**Task brief**
Retype the whole listing, please, keeping every line exact and dropping the pictures.

**Task inputs**
+-------+

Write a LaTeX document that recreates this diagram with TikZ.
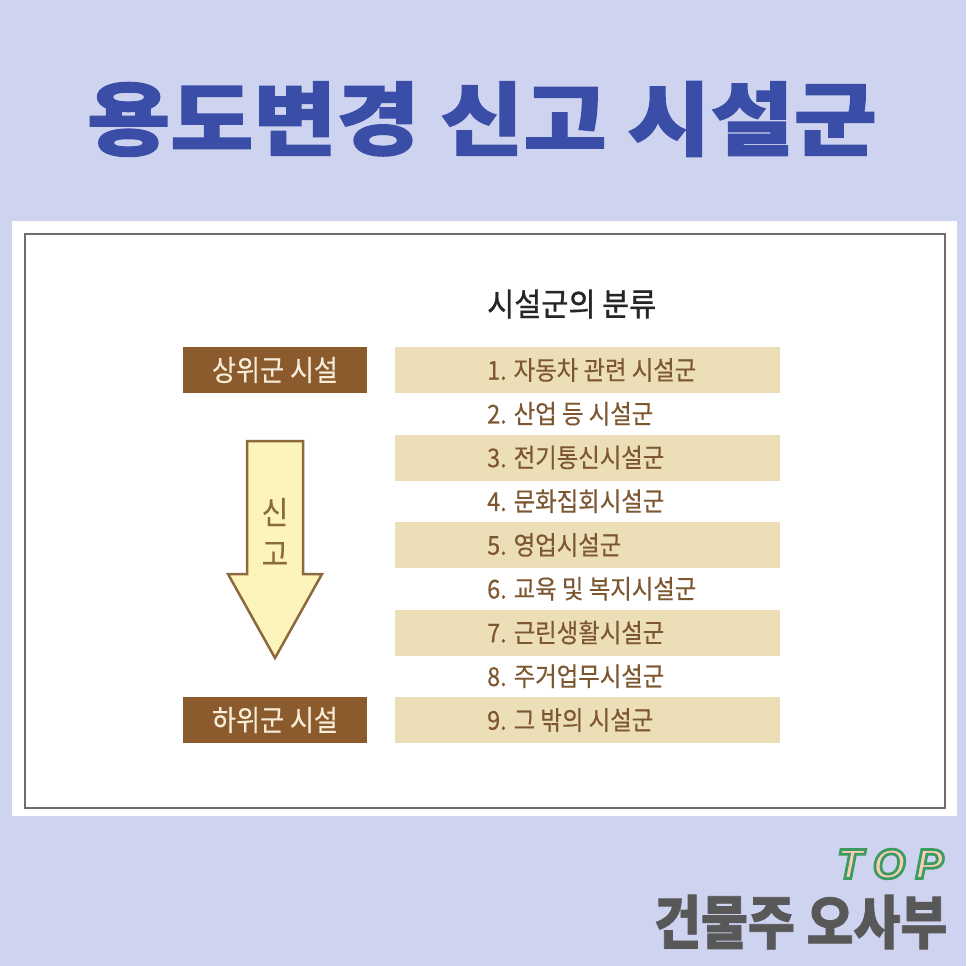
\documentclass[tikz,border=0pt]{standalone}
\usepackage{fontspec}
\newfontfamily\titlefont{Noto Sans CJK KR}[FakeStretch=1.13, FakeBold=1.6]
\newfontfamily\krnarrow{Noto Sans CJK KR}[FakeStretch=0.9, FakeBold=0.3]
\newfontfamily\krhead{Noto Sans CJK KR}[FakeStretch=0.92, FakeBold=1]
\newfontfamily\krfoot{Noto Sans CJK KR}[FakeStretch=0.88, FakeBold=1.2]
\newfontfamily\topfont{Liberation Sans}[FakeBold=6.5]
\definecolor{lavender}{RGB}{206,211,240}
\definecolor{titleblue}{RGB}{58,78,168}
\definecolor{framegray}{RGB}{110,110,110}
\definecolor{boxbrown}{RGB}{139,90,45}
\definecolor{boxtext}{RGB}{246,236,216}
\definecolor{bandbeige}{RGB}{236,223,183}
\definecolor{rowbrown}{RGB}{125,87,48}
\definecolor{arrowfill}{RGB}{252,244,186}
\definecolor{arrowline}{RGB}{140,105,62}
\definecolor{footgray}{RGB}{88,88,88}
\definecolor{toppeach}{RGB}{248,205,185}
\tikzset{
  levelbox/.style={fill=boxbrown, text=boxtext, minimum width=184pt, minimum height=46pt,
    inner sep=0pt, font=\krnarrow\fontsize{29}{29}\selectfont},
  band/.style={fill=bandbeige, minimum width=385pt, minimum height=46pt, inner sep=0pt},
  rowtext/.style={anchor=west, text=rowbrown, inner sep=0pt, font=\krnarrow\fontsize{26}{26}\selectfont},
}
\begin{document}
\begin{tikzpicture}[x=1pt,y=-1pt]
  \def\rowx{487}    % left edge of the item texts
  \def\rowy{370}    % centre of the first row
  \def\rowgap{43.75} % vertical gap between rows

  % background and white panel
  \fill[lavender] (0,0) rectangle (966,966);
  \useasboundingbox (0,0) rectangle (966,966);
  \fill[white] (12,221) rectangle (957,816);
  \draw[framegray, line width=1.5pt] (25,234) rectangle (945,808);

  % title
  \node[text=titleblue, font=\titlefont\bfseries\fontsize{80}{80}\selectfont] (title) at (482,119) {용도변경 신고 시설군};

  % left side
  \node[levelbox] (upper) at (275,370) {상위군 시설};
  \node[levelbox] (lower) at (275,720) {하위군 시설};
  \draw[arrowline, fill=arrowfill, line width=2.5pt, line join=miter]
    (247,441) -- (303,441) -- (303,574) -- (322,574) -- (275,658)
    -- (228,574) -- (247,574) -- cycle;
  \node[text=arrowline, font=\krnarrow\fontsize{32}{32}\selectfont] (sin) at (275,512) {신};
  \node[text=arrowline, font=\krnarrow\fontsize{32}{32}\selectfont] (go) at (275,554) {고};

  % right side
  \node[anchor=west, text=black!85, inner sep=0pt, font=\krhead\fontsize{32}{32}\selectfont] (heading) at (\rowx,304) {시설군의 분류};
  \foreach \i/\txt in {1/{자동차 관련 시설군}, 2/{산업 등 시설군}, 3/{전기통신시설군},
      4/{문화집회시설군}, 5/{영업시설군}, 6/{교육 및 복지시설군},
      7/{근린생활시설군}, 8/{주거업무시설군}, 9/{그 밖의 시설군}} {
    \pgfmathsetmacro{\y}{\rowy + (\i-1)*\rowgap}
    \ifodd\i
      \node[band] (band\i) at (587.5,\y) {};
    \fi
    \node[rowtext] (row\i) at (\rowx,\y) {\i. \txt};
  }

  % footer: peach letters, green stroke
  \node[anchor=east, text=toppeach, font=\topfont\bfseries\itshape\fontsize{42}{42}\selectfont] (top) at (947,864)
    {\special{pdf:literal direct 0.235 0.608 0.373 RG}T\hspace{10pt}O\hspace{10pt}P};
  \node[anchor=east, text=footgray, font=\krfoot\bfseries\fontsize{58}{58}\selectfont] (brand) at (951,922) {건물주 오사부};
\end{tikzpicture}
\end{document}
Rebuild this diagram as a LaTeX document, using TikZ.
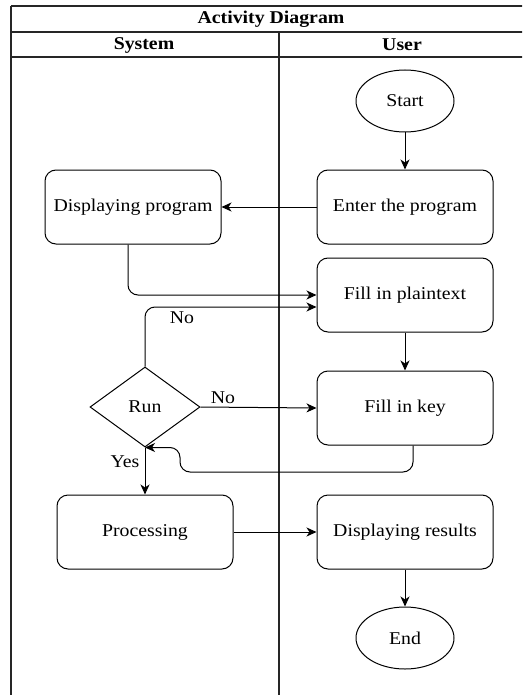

+-------+

**Response**
Write a LaTeX document that recreates this diagram with TikZ.
\documentclass[tikz,border=0pt]{standalone}
\usepackage{fontspec}
\newfontfamily\titlefont{Noto Sans CJK KR}[FakeStretch=1.13, FakeBold=1.6]
\newfontfamily\krnarrow{Noto Sans CJK KR}[FakeStretch=0.9, FakeBold=0.3]
\newfontfamily\krhead{Noto Sans CJK KR}[FakeStretch=0.92, FakeBold=1]
\newfontfamily\krfoot{Noto Sans CJK KR}[FakeStretch=0.88, FakeBold=1.2]
\newfontfamily\topfont{Liberation Sans}[FakeBold=6.5]
\definecolor{lavender}{RGB}{206,211,240}
\definecolor{titleblue}{RGB}{58,78,168}
\definecolor{framegray}{RGB}{110,110,110}
\definecolor{boxbrown}{RGB}{139,90,45}
\definecolor{boxtext}{RGB}{246,236,216}
\definecolor{bandbeige}{RGB}{236,223,183}
\definecolor{rowbrown}{RGB}{125,87,48}
\definecolor{arrowfill}{RGB}{252,244,186}
\definecolor{arrowline}{RGB}{140,105,62}
\definecolor{footgray}{RGB}{88,88,88}
\definecolor{toppeach}{RGB}{248,205,185}
\tikzset{
  levelbox/.style={fill=boxbrown, text=boxtext, minimum width=184pt, minimum height=46pt,
    inner sep=0pt, font=\krnarrow\fontsize{29}{29}\selectfont},
  band/.style={fill=bandbeige, minimum width=385pt, minimum height=46pt, inner sep=0pt},
  rowtext/.style={anchor=west, text=rowbrown, inner sep=0pt, font=\krnarrow\fontsize{26}{26}\selectfont},
}
\begin{document}
\begin{tikzpicture}[x=1pt,y=-1pt]
  \def\rowx{487}    % left edge of the item texts
  \def\rowy{370}    % centre of the first row
  \def\rowgap{43.75} % vertical gap between rows

  % background and white panel
  \fill[lavender] (0,0) rectangle (966,966);
  \useasboundingbox (0,0) rectangle (966,966);
  \fill[white] (12,221) rectangle (957,816);
  \draw[framegray, line width=1.5pt] (25,234) rectangle (945,808);

  % title
  \node[text=titleblue, font=\titlefont\bfseries\fontsize{80}{80}\selectfont] (title) at (482,119) {용도변경 신고 시설군};

  % left side
  \node[levelbox] (upper) at (275,370) {상위군 시설};
  \node[levelbox] (lower) at (275,720) {하위군 시설};
  \draw[arrowline, fill=arrowfill, line width=2.5pt, line join=miter]
    (247,441) -- (303,441) -- (303,574) -- (322,574) -- (275,658)
    -- (228,574) -- (247,574) -- cycle;
  \node[text=arrowline, font=\krnarrow\fontsize{32}{32}\selectfont] (sin) at (275,512) {신};
  \node[text=arrowline, font=\krnarrow\fontsize{32}{32}\selectfont] (go) at (275,554) {고};

  % right side
  \node[anchor=west, text=black!85, inner sep=0pt, font=\krhead\fontsize{32}{32}\selectfont] (heading) at (\rowx,304) {시설군의 분류};
  \foreach \i/\txt in {1/{자동차 관련 시설군}, 2/{산업 등 시설군}, 3/{전기통신시설군},
      4/{문화집회시설군}, 5/{영업시설군}, 6/{교육 및 복지시설군},
      7/{근린생활시설군}, 8/{주거업무시설군}, 9/{그 밖의 시설군}} {
    \pgfmathsetmacro{\y}{\rowy + (\i-1)*\rowgap}
    \ifodd\i
      \node[band] (band\i) at (587.5,\y) {};
    \fi
    \node[rowtext] (row\i) at (\rowx,\y) {\i. \txt};
  }

  % footer: peach letters, green stroke
  \node[anchor=east, text=toppeach, font=\topfont\bfseries\itshape\fontsize{42}{42}\selectfont] (top) at (947,864)
    {\special{pdf:literal direct 0.235 0.608 0.373 RG}T\hspace{10pt}O\hspace{10pt}P};
  \node[anchor=east, text=footgray, font=\krfoot\bfseries\fontsize{58}{58}\selectfont] (brand) at (951,922) {건물주 오사부};
\end{tikzpicture}
\end{document}
Rebuild this diagram as a LaTeX document, using TikZ.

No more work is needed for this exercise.